The biggest percentage gain was the telecom services sector's <.SPLRCL> 2.3 percent jump on merger and acquisition speculation.
The biggest U.S. telephone operators, Verizon <VZ.N> and AT&T <T.N>, rose more than 2 percent, providing the second- and third-biggest individual stock boosts for the S&P. Shares of smaller wireless carrier T-Mobile <TMUS.O> rose 5.9 percent and Sprint <S.N> jumped 6.8 percent, following a report they were in active merger talks.

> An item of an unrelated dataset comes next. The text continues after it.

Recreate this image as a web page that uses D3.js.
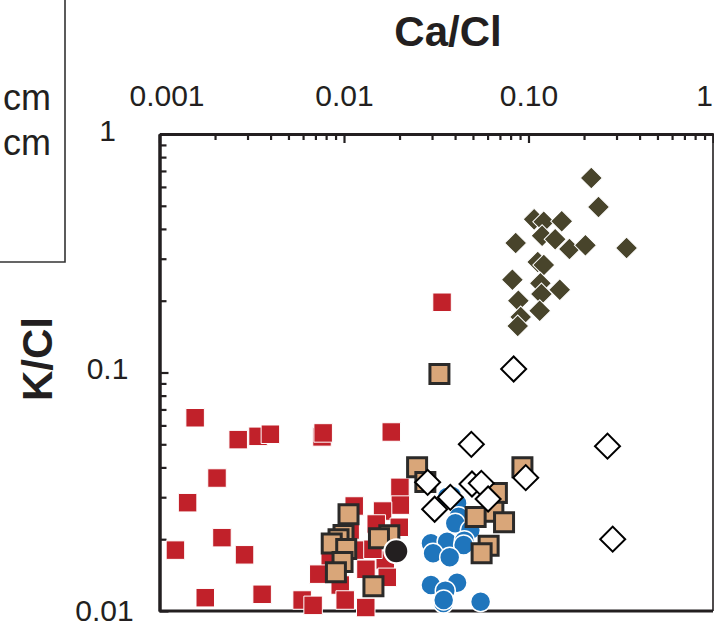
<!DOCTYPE html>
<html><head><meta charset="utf-8">
<script src="https://cdn.jsdelivr.net/npm/d3@7"></script>
<style>
body{margin:0;background:#fff}
svg{display:block}
text{font-family:"Liberation Sans",Arial,Helvetica,sans-serif;fill:#231f20}
</style>
</head><body>
<svg id="chart" width="714" height="628"></svg>
<script>
// ---- data (Ca/Cl, K/Cl) ----
const xTickValues = [0.001, 0.01, 0.1, 1];
const xTickLabels = ["0.001", "0.01", "0.10", "1"];
const yTickValues = [0.01, 0.1, 1];
const yTickLabels = ["0.01", "0.1", "1"];
const legendTexts = ["cm", "cm"];

const redSquares = [
  [0.00156,0.0646],[0.00267,0.0523],[0.00342,0.0540],[0.00399,0.0551],
  [0.0076,0.0537],[0.00771,0.0558],[0.00205,0.0361],[0.00142,0.02845],
  [0.00218,0.0203],[0.00122,0.0180],[0.00289,0.0172],[0.00177,0.01137],
  [0.0036,0.01175],[0.01804,0.0563],[0.034,0.197],
  [0.0201,0.033],[0.0202,0.0278],[0.01136,0.02756],[0.01618,0.02625],
  [0.01495,0.02316],[0.01993,0.02244],[0.0108,0.02186],[0.01224,0.018],
  [0.00842,0.01636],[0.01673,0.01636],[0.01435,0.01815],
  [0.0073,0.01427],[0.01315,0.01496],[0.01716,0.01384],[0.00954,0.01285],
  [0.00593,0.01112],[0.0068,0.01056],[0.01015,0.01112],[0.01312,0.01034]
];
const blueCircles = [
  [0.0385,0.03036],[0.0362,0.03006],[0.041,0.02829],[0.0418,0.02485],
  [0.0401,0.02331],[0.0484,0.02186],[0.0296,0.01922],[0.0362,0.01953],
  [0.0449,0.01972],[0.0445,0.01891],[0.0304,0.01746],[0.0374,0.0168],
  [0.0296,0.01285],[0.041,0.01314],[0.0354,0.01217],[0.0346,0.0108],
  [0.0347,0.01112],[0.055,0.01094]
];
const tanSquares = [
  [0.0249,0.04004],[0.0276,0.03475],[0.01058,0.02543],[0.0176,0.02077],
  [0.01547,0.02018],[0.00994,0.02083],[0.00934,0.0200],[0.00858,0.01919],
  [0.01028,0.0182],[0.00982,0.01605],[0.00904,0.01454],[0.01444,0.0127],
  [0.0329,0.0986],[0.0927,0.04004],[0.0674,0.03125],[0.0645,0.02608],
  [0.0517,0.02478],[0.0737,0.02354],[0.0608,0.01878],[0.0557,0.01746]
];
const blackCircles = [[0.0192,0.0178]];
const whiteDiamonds = [
  [0.049,0.050],[0.0284,0.03464],[0.031,0.0267],[0.0377,0.02997],
  [0.0494,0.03407],[0.0555,0.0343],[0.0604,0.02949],[0.0966,0.03622],
  [0.0831,0.1034],[0.268,0.0491],[0.286,0.0200]
];
const oliveDiamonds = [
  [0.219,0.654],[0.2395,0.494],[0.34,0.3327],[0.0852,0.349],
  [0.1073,0.4387],[0.121,0.4287],[0.1514,0.4305],[0.1185,0.3747],
  [0.1395,0.3619],[0.1667,0.3295],[0.2035,0.3415],[0.1122,0.2905],
  [0.121,0.2823],[0.0818,0.245],[0.116,0.2366],[0.1477,0.2224],
  [0.1175,0.2134],[0.0881,0.200],[0.115,0.1816],[0.0907,0.1709],
  [0.0874,0.1567]
];

// ---- layout ----
const svg = d3.select("#chart");
const L = 159.5, R = 713, T = 134, B = 611;
const x = d3.scaleLog().domain([0.001, 1]).range([L, R]);
const y = d3.scaleLog().domain([0.01, 1]).range([B, T]);

const minorX = [];
for (let e = -3; e < 0; e++) for (let m = 2; m <= 9; m++) minorX.push(m * Math.pow(10, e));
const minorY = [];
for (let e = -2; e < 0; e++) for (let m = 2; m <= 9; m++) minorY.push(m * Math.pow(10, e));

// legend fragment (cut off)
svg.append("path").attr("d", "M65,0V262H0").attr("fill", "none")
  .attr("stroke", "#333").attr("stroke-width", 1.6);
svg.selectAll("text.leg").data(legendTexts).join("text").attr("class", "leg")
  .attr("x", 51).attr("y", (d, i) => 110 + i * 45)
  .attr("text-anchor", "end").style("font-size", "36px").text(d => d);

// frame
svg.append("line").attr("x1", R).attr("x2", R).attr("y1", T).attr("y2", B)
  .attr("stroke", "#231f20").attr("stroke-width", 1.6);
svg.append("line").attr("x1", L).attr("x2", R).attr("y1", B).attr("y2", B)
  .attr("stroke", "#231f20").attr("stroke-width", 3);

// top axis
svg.append("g").attr("transform", `translate(0,${T})`)
  .call(d3.axisTop(x).tickValues(minorX).tickSizeInner(-6).tickSizeOuter(0).tickFormat(""));
const gTop = svg.append("g").attr("transform", `translate(0,${T})`)
  .call(d3.axisTop(x).tickValues(xTickValues).tickSizeInner(-9).tickSizeOuter(0)
    .tickPadding(28).tickFormat((d, i) => xTickLabels[i]));
gTop.selectAll("text").style("font-size", "30px").attr("fill", "#231f20")
  .attr("dx", (d, i) => i === 0 ? 7 : (i === xTickLabels.length - 1 ? -9 : 0));

// left axis
svg.append("g").attr("transform", `translate(${L},0)`)
  .call(d3.axisLeft(y).tickValues(minorY).tickSizeInner(-7).tickSizeOuter(0).tickFormat(""));
const gLeft = svg.append("g").attr("transform", `translate(${L},0)`)
  .call(d3.axisLeft(y).tickValues(yTickValues).tickSizeInner(-9).tickSizeOuter(0)
    .tickPadding(52).tickFormat((d, i) => yTickLabels[i]));
gLeft.selectAll("text").style("font-size", "30px").attr("fill", "#231f20")
  .attr("text-anchor", "middle").attr("dy", (d, i) => i === 0 ? "0.3em" : "0.2em")
  .attr("dx", (d, i) => i === 0 ? -3 : 0);

svg.selectAll(".domain").attr("stroke", "#231f20").attr("stroke-width", 3);
svg.selectAll(".tick line").attr("stroke", "#231f20").attr("stroke-width", 2.2);

// axis titles
svg.append("text").attr("x", 448).attr("y", 46).attr("text-anchor", "middle")
  .style("font-size", "42px").style("font-weight", "bold").text("Ca/Cl");
svg.append("text").attr("transform", "translate(52,359) rotate(-90)").attr("text-anchor", "middle")
  .style("font-size", "42px").style("font-weight", "bold").text("K/Cl");

// ---- marks ----
const sq = s => d3.symbol().type(d3.symbolSquare).size(s * s)();
const dia = h => d3.symbol().type(d3.symbolSquare).size(2 * h * h)();

svg.append("g").selectAll("path").data(redSquares).join("path")
  .attr("d", sq(18.5)).attr("transform", d => `translate(${x(d[0])},${y(d[1])})`)
  .attr("fill", "#c1212a").attr("stroke", "#fff").attr("stroke-width", 1);

svg.append("g").selectAll("circle").data(blueCircles).join("circle")
  .attr("cx", d => x(d[0])).attr("cy", d => y(d[1])).attr("r", 10)
  .attr("fill", "#1f75bc").attr("stroke", "#fff").attr("stroke-width", 1.5);

svg.append("g").selectAll("path").data(tanSquares).join("path")
  .attr("d", sq(19)).attr("transform", d => `translate(${x(d[0])},${y(d[1])})`)
  .attr("fill", "#d9a679").attr("stroke", "#2b2a29").attr("stroke-width", 3);

svg.append("g").selectAll("circle").data(blackCircles).join("circle")
  .attr("cx", d => x(d[0])).attr("cy", d => y(d[1])).attr("r", 12)
  .attr("fill", "#231f20").attr("stroke", "#fff").attr("stroke-width", 2);

svg.append("g").selectAll("path").data(whiteDiamonds).join("path")
  .attr("d", dia(12.5)).attr("transform", d => `translate(${x(d[0])},${y(d[1])}) rotate(45)`)
  .attr("fill", "#fff").attr("stroke", "#000").attr("stroke-width", 2);

svg.append("g").selectAll("path").data(oliveDiamonds).join("path")
  .attr("d", dia(11)).attr("transform", d => `translate(${x(d[0])},${y(d[1])}) rotate(45)`)
  .attr("fill", "#48442b").attr("stroke", "#fff").attr("stroke-width", 1);
</script>
</body></html>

The healthcare index <.SPXHC> was one of the biggest laggards, with declines in insurers such as United Health <UNH.N>, which fell 1.8 percent due to the latest efforts in Washington to overhaul Obamacare.
Best Buy <BBY.N> fell 8 percent after the No. 1 U.S. electronics retailer forecast fiscal 2021 adjusted earnings well below Wall Street estimates. The stock was one of the biggest drags on the consumer discretionary index <.SPLRCD>. Tesla <TSLA.O> fell 2.6 percent after Jefferies started coverage of the electric car maker's stock with an "underperform" rating.
Advancing issues outnumbered declining ones on the NYSE by a 1.09-to-1 ratio; on Nasdaq, a 1.04-to-1 ratio favored advancers.
About 5.8 billion shares changed hands on U.S. exchanges. That compares with the 5.9 billion daily average for the past 20 trading days, according to Thomson Reuters data.